Wilde duifjes met appel en calvados
bereiding
-
1
Verwarm de oven voor op 190° C.
Snij de groenten fijn.
Hak de ui fijn.
Schil de appels en maak van 4 appels balletjes met een parisiennelepeltje. Snij de restjes en de twee resterende appels in stukjes.

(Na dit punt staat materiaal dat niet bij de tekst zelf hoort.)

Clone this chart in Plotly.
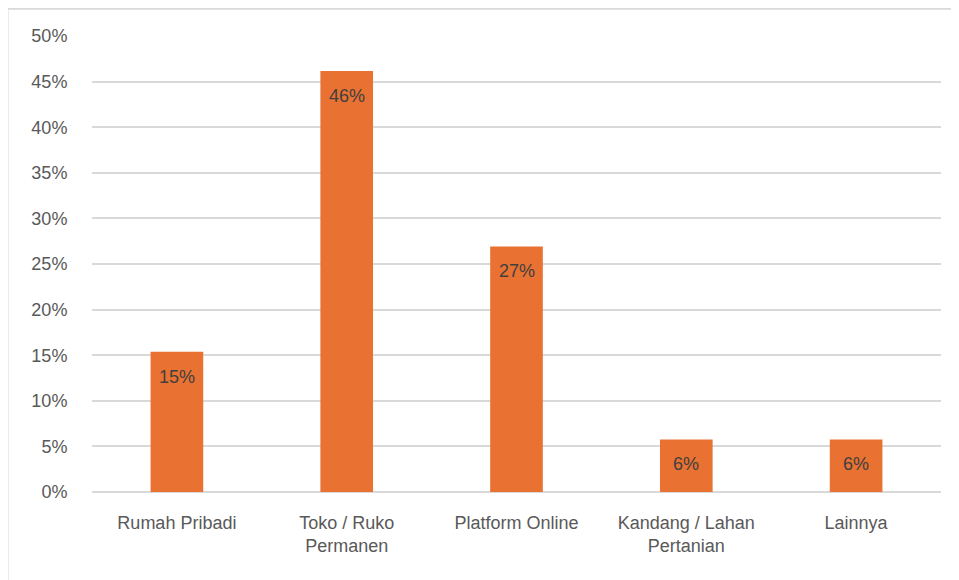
import plotly.graph_objects as go

# Data (share of respondents by place of business)
kategori = ["Rumah Pribadi", "Toko / Ruko<br>Permanen", "Platform Online",
            "Kandang / Lahan<br>Pertanian", "Lainnya"]
persentase = [0.1538, 0.4615, 0.2692, 0.0577, 0.0577]
label = ["15%", "46%", "27%", "6%", "6%"]

y_ticks = [0, 0.05, 0.10, 0.15, 0.20, 0.25, 0.30, 0.35, 0.40, 0.45, 0.50]
y_ticktext = ["0%", "5%", "10%", "15%", "20%", "25%", "30%", "35%", "40%", "45%", "50%"]

ORANGE = "#E97132"
GRID = "#D9D9D9"
FONT = "Liberation Sans"

fig = go.Figure()
fig.add_trace(go.Bar(
    x=kategori,
    y=persentase,
    marker=dict(color=ORANGE, line=dict(width=0)),
    hoverinfo="skip",
))

# data labels just below the top of each bar
for k, v, t in zip(kategori, persentase, label):
    fig.add_annotation(
        x=k, y=v, text=t, showarrow=False,
        yanchor="top", yshift=-13,
        font=dict(family=FONT, size=18, color="#404040"),
    )

# light frame of the chart area (only top and left edges are in view)
frame = dict(color="#D9D9D9", width=2)
fig.add_shape(type="line", xref="paper", yref="paper",
              x0=-0.0995, x1=1.2, y0=1.060, y1=1.060, line=frame, layer="below")
fig.add_shape(type="line", xref="paper", yref="paper",
              x0=-0.0995, x1=-0.0995, y0=-0.4, y1=1.060, line=frame, layer="below")

fig.update_layout(
    width=959,
    height=580,
    margin=dict(l=84, r=26, t=28, b=96),
    paper_bgcolor="white",
    plot_bgcolor="white",
    bargap=0.69,
    showlegend=False,
    font=dict(family=FONT, size=18, color="#595959"),
)
fig.update_xaxes(
    showgrid=False,
    showline=False,
    ticks="outside", ticklen=14, tickcolor="rgba(0,0,0,0)",
    tickfont=dict(family=FONT, size=18, color="#595959"),
)
fig.update_yaxes(
    range=[0, 0.5],
    tickvals=y_ticks,
    ticktext=y_ticktext,
    showgrid=True, gridcolor=GRID, gridwidth=1.5,
    zeroline=True, zerolinecolor=GRID, zerolinewidth=1.5,
    showline=False,
    ticks="outside", ticklen=20, tickcolor="rgba(0,0,0,0)",
    tickfont=dict(family=FONT, size=18, color="#595959"),
)

fig.write_html("out.html")
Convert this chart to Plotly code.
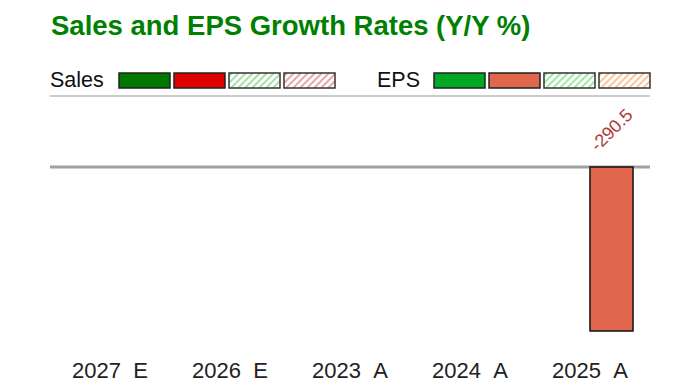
import plotly.graph_objects as go

# ---- data ----
categories = ["2027\u00a0\u00a0E", "2026\u00a0\u00a0E", "2023\u00a0\u00a0A", "2024\u00a0\u00a0A", "2025\u00a0\u00a0A"]
is_actual = [False, False, True, True, True]
sales_growth = [None, None, None, None, None]
eps_growth = [None, None, None, None, -290.5]

title_text = "Sales and EPS Growth Rates (Y/Y %)"

# ---- styles ----
SALES_UP, SALES_DN = "#007800", "#e00000"
EPS_UP, EPS_DN = "#00a824", "#e0674b"
SALES_EST_UP, SALES_EST_DN = "#a8e0a8", "#e8a8a8"
EPS_EST_UP, EPS_EST_DN = "#a0eaa0", "#f8c898"

OFF = 8  # page body margin
W, H = 684, 379
ML, MR, MT, MB = 42, 42, 89, 32
PW, PH = W - ML - MR, H - MT - MB


def px(xp):
    return (xp - OFF - ML) / PW


def py(yp):
    return (H - MB - (yp - OFF)) / PH


def colors_for(vals, up, dn, est_up, est_dn):
    out = []
    for v, a in zip(vals, is_actual):
        if v is None:
            out.append(up)
        elif a:
            out.append(up if v >= 0 else dn)
        else:
            out.append(est_up if v >= 0 else est_dn)
    return out


fig = go.Figure()
fig.add_trace(go.Bar(
    x=categories, y=sales_growth, name="Sales",
    marker=dict(color=colors_for(sales_growth, SALES_UP, SALES_DN, SALES_EST_UP, SALES_EST_DN),
                line=dict(color="#111111", width=1.5)),
    hoverinfo="x+y",
))
fig.add_trace(go.Bar(
    x=categories, y=eps_growth, name="EPS",
    marker=dict(color=colors_for(eps_growth, EPS_UP, EPS_DN, EPS_EST_UP, EPS_EST_DN),
                line=dict(color="#111111", width=1.5)),
    hoverinfo="x+y",
))

annotations = []
shapes = []

# value labels (above zero line, rotated)
bar_half = PW / len(categories) * (1 - 0.283) / 4
for series, shift in ((sales_growth, -bar_half), (eps_growth, bar_half)):
    for c, v in zip(categories, series):
        if v is None:
            continue
        annotations.append(dict(
            x=c, y=0, xref="x", yref="y", text=f"{v:.1f}", showarrow=False,
            textangle=-45, xanchor="center", yanchor="middle",
            xshift=shift, yshift=37,
            font=dict(family="Liberation Sans, Arial", size=18, color="#b03a3a"),
        ))

# title
annotations.append(dict(
    x=px(49), y=py(26), xref="paper", yref="paper", text=f"<b>{title_text}</b>",
    showarrow=False, xanchor="left", yanchor="middle",
    font=dict(family="Liberation Sans, Arial", size=27.5, color="#008000"),
))

# legend
legend_font = dict(family="Liberation Sans, Arial", size=21.5, color="#111111")
annotations.append(dict(x=px(48), y=py(80), xref="paper", yref="paper", text="Sales",
                        showarrow=False, xanchor="left", yanchor="middle", font=legend_font))
annotations.append(dict(x=px(375), y=py(80), xref="paper", yref="paper", text="EPS",
                        showarrow=False, xanchor="left", yanchor="middle", font=legend_font))

box_y0, box_y1 = 73, 88
legend_boxes = [
    (119, SALES_UP, False), (174, SALES_DN, False), (229, SALES_EST_UP, True), (284, SALES_EST_DN, True),
    (434, EPS_UP, False), (489, EPS_DN, False), (544, EPS_EST_UP, True), (599, EPS_EST_DN, True),
]
for bx, col, hatched in legend_boxes:
    x0, x1 = bx, bx + 51
    if hatched:
        shapes.append(dict(type="rect", xref="paper", yref="paper",
                           x0=px(x0), x1=px(x1), y0=py(box_y1), y1=py(box_y0),
                           fillcolor="white", line=dict(width=0), layer="above"))
        c = x0 + box_y0 + 3
        while c < x1 + box_y1:
            xa = max(x0, c - box_y1)
            xb = min(x1, c - box_y0)
            if xb > xa:
                shapes.append(dict(type="line", xref="paper", yref="paper",
                                   x0=px(xa), y0=py(c - xa), x1=px(xb), y1=py(c - xb),
                                   line=dict(color=col, width=2), layer="above"))
            c += 7
        shapes.append(dict(type="rect", xref="paper", yref="paper",
                           x0=px(x0), x1=px(x1), y0=py(box_y1), y1=py(box_y0),
                           fillcolor="rgba(0,0,0,0)", line=dict(color="#333333", width=1.5), layer="above"))
    else:
        shapes.append(dict(type="rect", xref="paper", yref="paper",
                           x0=px(x0), x1=px(x1), y0=py(box_y1), y1=py(box_y0),
                           fillcolor=col, line=dict(color="#222222", width=1.5), layer="above"))

# separator line under legend
shapes.append(dict(type="line", xref="paper", yref="paper", x0=0, x1=1, y0=py(96), y1=py(96),
                   line=dict(color="#cccccc", width=2)))
# zero line
shapes.append(dict(type="line", xref="paper", yref="y", x0=0, x1=1, y0=0, y1=0,
                   line=dict(color="#a0a0a0", width=3), layer="below"))

fig.update_layout(
    width=W, height=H,
    margin=dict(l=ML, r=MR, t=MT, b=MB, autoexpand=False),
    paper_bgcolor="white", plot_bgcolor="white",
    barmode="group", bargap=0.283, bargroupgap=0,
    showlegend=False,
    annotations=annotations, shapes=shapes,
    xaxis=dict(type="category", categoryorder="array", categoryarray=categories,
               showgrid=False, showline=False, zeroline=False, ticks="", automargin=False,
               tickfont=dict(family="Liberation Sans, Arial", size=22, color="#222222")),
    yaxis=dict(range=[-333.0, 124], showgrid=False, showline=False, zeroline=False,
               showticklabels=False, ticks="", automargin=False),
)

fig.write_html("out.html")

Schil en kook de aardappelen.
-
2
Kruid de duifjes met peper en zout en braad ze even aan in 50 g boter. Leg ze in een braadslee en zet ze in de warme oven. Overgiet ze geregeld met braadvocht. Haal ze na 20 minuten uit de oven. Snij de de boutjes en de filets eraf.
-
3
Hak het karkas in stukjes en bak dit met de gesneden groenten aan in een scheut olie. Voeg er het kruidentuiltje, de rode wijn, de fond, de rozemarijn, het appelsap en de balsamicoazijn aan toe. Laat 40 minuten zacht koken. Schep er geregeld het vet af. Giet het vocht door een zeef. Parfumeer met de calvados.
-
4
Bak de appelballetjes in 50 g boter en strooi er suiker over. Laat lichtjes karamelliseren en blus met citroensap. Hou warm.
-
5
Bak in dezelfde pan, in 25 g boter, de andere stukjes appel, doe er de ui bij en laat gaar worden. Duw dit door een zeef en pureer met de aardappelen. Kruid met nootmuskaat, kaneel, peper en zout.
-
6
Doe het vlees met wat saus in een pannetje en laat warm worden. De boutjes moeten iets langer, die moeten gaar zijn, de filets moeten rosé blijven. Schik wat puree en de appelballetjes op het bladerdeeg.
-
7
Leg er de filets en de boutjes op en garneer met peterselie en gefrituurde schorseneer. Warm de saus op en klop er wat klontjes boter door (laat niet meer koken). Lepel de warme saus erbij en serveer op een warm bord.